#!/usr/bin/env python3
# -*- coding: utf-8 -*-
"""
上期正码与当期特码关联规律分析脚本

分析维度：
1. 上期正码平均值与下期特码的差值分布
2. 上期正码范围[min,max]与下期特码的关系
3. 上期正码与下期特码的最短距离分布
4. 上期正码和值尾数与下期特码尾数的关系
5. 上期正码覆盖区间与下期特码所在区间的关系
6. 上期正码波色分布与下期特码波色的关系
7. 上期特码与下期特码的转移关系
"""

import re
from collections import defaultdict
from pathlib import Path

# 波色映射表
COLOR_MAP = {
    1: '红', 2: '红', 3: '蓝', 4: '蓝', 5: '绿', 6: '绿',
    7: '红', 8: '红', 9: '蓝', 10: '蓝', 11: '绿', 12: '红',
    13: '红', 14: '蓝', 15: '蓝', 16: '绿', 17: '绿', 18: '红',
    19: '红', 20: '蓝', 21: '绿', 22: '绿', 23: '红', 24: '红',
    25: '蓝', 26: '蓝', 27: '绿', 28: '绿', 29: '红', 30: '红',
    31: '蓝', 32: '绿', 33: '绿', 34: '红', 35: '红', 36: '蓝',
    37: '蓝', 38: '绿', 39: '绿', 40: '红', 41: '蓝', 42: '蓝',
    43: '绿', 44: '绿', 45: '红', 46: '红', 47: '蓝', 48: '蓝',
    49: '绿'
}

def get_range(num):
    """获取数字所在的区间"""
    if 1 <= num <= 10:
        return '小号(1-10)'
    elif 11 <= num <= 30:
        return '中号(11-30)'
    else:
        return '大号(31-49)'

def get_tail(num):
    """获取数字的尾数"""
    return num % 10

def parse_sql_file(filepath):
    """解析SQL文件，提取历史数据"""
    content = Path(filepath).read_text(encoding='utf-8')

    # 解析INSERT语句
    pattern = r"INSERT INTO `fa_history` VALUES \((\d+), (\d+), (\d+), (\d+), (\d+), (\d+), (\d+), (\d+), '([^']+)'"
    matches = re.findall(pattern, content)

    history = []
    for match in matches:
        history.append({
            'expect': int(match[0]),
            'num1': int(match[1]),
            'num2': int(match[2]),
            'num3': int(match[3]),
            'num4': int(match[4]),
            'num5': int(match[5]),
            'num6': int(match[6]),
            'num7': int(match[7]),
            'openTime': match[8]
        })

    # 按期号排序
    history.sort(key=lambda x: x['expect'])
    return history

def analyze():
    """主分析函数"""
    # 解析数据
    history = parse_sql_file(r'C:\Users\91611\Desktop\fa_history.sql')

    print("=== 数据概览 ===")
    print(f"总期数: {len(history)}")
    print(f"期号范围: {history[0]['expect']} - {history[-1]['expect']}")
    print()

    total_predictions = len(history) - 1

    # ============ 维度1: 上期正码平均值与下期特码的差值分布 ============
    print("=== 维度1: 上期正码平均值与下期特码的差值分布 ===")

    avg_diffs = []
    hit_count_avg = 0
    prediction_range = 10

    for i in range(len(history) - 1):
        current = history[i]
        next_record = history[i + 1]

        # 计算上期正码平均值
        avg = (current['num1'] + current['num2'] + current['num3'] +
               current['num4'] + current['num5'] + current['num6']) / 6

        # 与下期特码的差值
        diff = next_record['num7'] - avg
        avg_diffs.append(round(diff))

        # 预测范围：平均值±10
        predict_min = max(1, int(avg) - prediction_range)
        predict_max = min(49, int(avg) + prediction_range)

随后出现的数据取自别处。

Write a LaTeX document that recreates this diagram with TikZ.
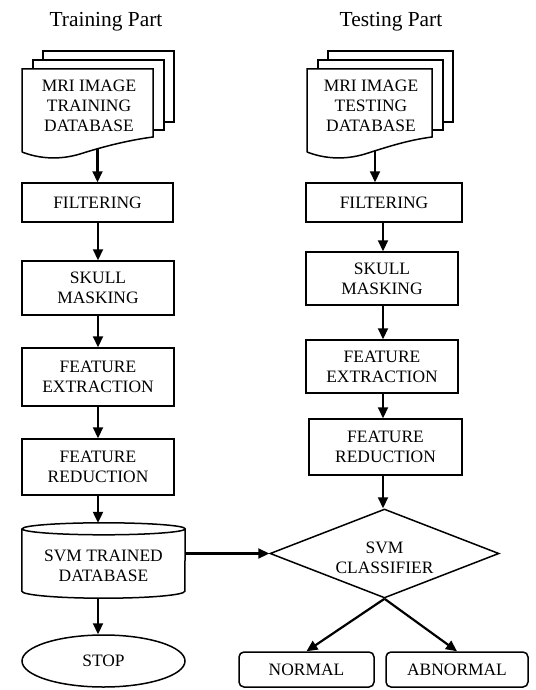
\documentclass[tikz,border=0pt]{standalone}
\usepackage{fontspec}
\setmainfont{Liberation Serif}
\usetikzlibrary{shapes.geometric,arrows.meta}
% stack of three sheets, #1 = left edge, #2 = sheet width
\newcommand{\docstack}[2]{%
  \draw[sheet] (#1+21,60) -- (#1+21,51) -- (#1+#2+21,51) -- (#1+#2+21,122) -- (#1+#2+11,122);
  \draw[sheet] (#1+11,69) -- (#1+11,60) -- (#1+#2+11,60) -- (#1+#2+11,130) -- (#1+#2,130);
  \draw[sheet] (#1,152) -- (#1,69) -- (#1+#2,69) -- (#1+#2,137)
    .. controls (#1+#2-23,140) and (#1+83,146) .. (#1+58,154)
    .. controls (#1+38,160) and (#1+18,159) .. (#1,152);
}

\begin{document}
\begin{tikzpicture}[x=1bp,y=-1bp,
    every node/.style={font=\fontsize{17.5}{20}\selectfont, align=center, inner sep=0pt},
    sheet/.style={line width=1.5bp, line join=miter},
    box/.style={draw, line width=1.5bp},
    arr/.style={-{Triangle[length=11bp,width=10bp]}, line width=2.2bp}]
  \useasboundingbox[fill=white] (0,0) rectangle (536,690);

  % titles
  \node[font=\fontsize{21.5}{24}\selectfont] (trtitle) at (106,22) {Training Part};
  \node[font=\fontsize{21.5}{24}\selectfont] (tstitle) at (391,22) {Testing Part};

  % training part
  \docstack{22}{131}
  \node (trdb) at (89,106) {MRI IMAGE\\TRAINING\\DATABASE};
  \coordinate (trout) at (97.5,149);
  \node[box, minimum width=151bp, minimum height=39bp] (lfilt) at (97.5,202.5) {FILTERING};
  \node[box, minimum width=152bp, minimum height=54bp] (lskull) at (98,288) {SKULL\\MASKING};
  \node[box, minimum width=152bp, minimum height=58bp] (lfext) at (98,377) {FEATURE\\EXTRACTION};
  \node[box, minimum width=152bp, minimum height=56bp] (lfred) at (98,467) {FEATURE\\REDUCTION};
  \node[minimum width=163bp, minimum height=75bp] (svmdb) at (103.5,560.5) {};
  \node (svmtxt) at (103.5,566) {SVM TRAINED\\DATABASE};
  \draw[sheet] ([yshift=-6bp]svmdb.north west) -- ([yshift=7bp]svmdb.south west)
    arc[start angle=180, end angle=360, x radius=81.5bp, y radius=7bp]
    -- ([yshift=-6bp]svmdb.north east)
    arc[start angle=0, end angle=360, x radius=81.5bp, y radius=6bp];
  \node[box, ellipse, minimum width=163bp, minimum height=52bp] (stop) at (103.5,661) {STOP};

  % testing part
  \docstack{307}{125}
  \node (tsdb) at (371,106) {MRI IMAGE\\TESTING\\DATABASE};
  \coordinate (tsout) at (375,150);
  \node[box, minimum width=156bp, minimum height=39bp] (rfilt) at (384,202.5) {FILTERING};
  \node[box, minimum width=152bp, minimum height=53bp] (rskull) at (382,278.5) {SKULL\\MASKING};
  \node[box, minimum width=152bp, minimum height=53bp] (rfext) at (382,366.5) {FEATURE\\EXTRACTION};
  \node[box, minimum width=153bp, minimum height=56bp] (rfred) at (385.5,447) {FEATURE\\REDUCTION};
  \node[box, diamond, minimum width=229bp, minimum height=89bp] (clsf) at (384.5,553.5) {};
  \node (clsftxt) at (384.5,557.5) {SVM\\CLASSIFIER};
  \node[box, rounded corners=5bp, minimum width=135bp, minimum height=35bp] (normal) at (306.5,669.5) {NORMAL};
  \node[box, rounded corners=5bp, minimum width=142bp, minimum height=35bp] (abnormal) at (457,669.5) {ABNORMAL};

  % connectors
  \draw[arr] (trout) -- (trout |- lfilt.north);
  \draw[arr] (lfilt.south -| lskull) -- (lskull.north);
  \draw[arr] (lskull.south) -- (lfext.north);
  \draw[arr] (lfext.south) -- (lfred.north);
  \draw[arr] (lfred.south) -- (lfred.south |- svmdb.north);
  \draw[arr] (lfred.south |- svmdb.south) -- (lfred.south |- stop.north);
  \draw[arr] (tsout) -- (tsout |- rfilt.north);
  \draw[arr] (rfilt.south -| 383,0) -- (rskull.north -| 383,0);
  \draw[arr] (rskull.south -| 383,0) -- (rfext.north -| 383,0);
  \draw[arr] (rfext.south -| 383,0) -- (rfred.north -| 383,0);
  \draw[arr] (rfred.south -| 383,0) -- (clsf.north -| 383,0);
  \draw[arr] (svmdb.east |- clsf.west) -- (clsf.west);
  \draw[arr] (clsf.south) -- (normal.north);
  \draw[arr] (clsf.south) -- (abnormal.north);
\end{tikzpicture}
\end{document}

        if predict_min <= next_record['num7'] <= predict_max:
            hit_count_avg += 1

    # 统计差值分布
    diff_stats = defaultdict(int)
    for d in avg_diffs:
        diff_stats[d] += 1

    print("差值分布（差值=下期特码-上期正码平均值）:")
    for diff in sorted(diff_stats.keys()):
        count = diff_stats[diff]
        percent = round(count / total_predictions * 100, 2)
        print(f"  差值 {diff}: {count}次 ({percent}%)")

    # 差值范围分布
    print("\n差值范围分布:")
    ranges = [
        ('[-40,-20]', lambda d: -40 <= d < -20),
        ('[-20,-10]', lambda d: -20 <= d < -10),
        ('[-10,0]', lambda d: -10 <= d < 0),
        ('[0,10]', lambda d: 0 <= d < 10),
        ('[10,20]', lambda d: 10 <= d < 20),
        ('[20,40]', lambda d: 20 <= d <= 40)
    ]
    for range_name, condition in ranges:
        count = sum(1 for d in avg_diffs if condition(d))
        percent = round(count / total_predictions * 100, 2)
        print(f"  {range_name}: {count}次 ({percent}%)")

    print(f"\n基于平均值±{prediction_range}范围的预测命中率: {round(hit_count_avg / total_predictions * 100, 2)}% ({hit_count_avg}/{total_predictions})")
    print()

    # ============ 维度2: 上期正码范围[min,max]与下期特码的关系 ============
    print("=== 维度2: 上期正码范围[min,max]与下期特码的关系 ===")

    in_range_count = 0
    below_range_count = 0
    above_range_count = 0
    range_width_stats = defaultdict(lambda: {'在范围内': 0, '低于范围': 0, '高于范围': 0})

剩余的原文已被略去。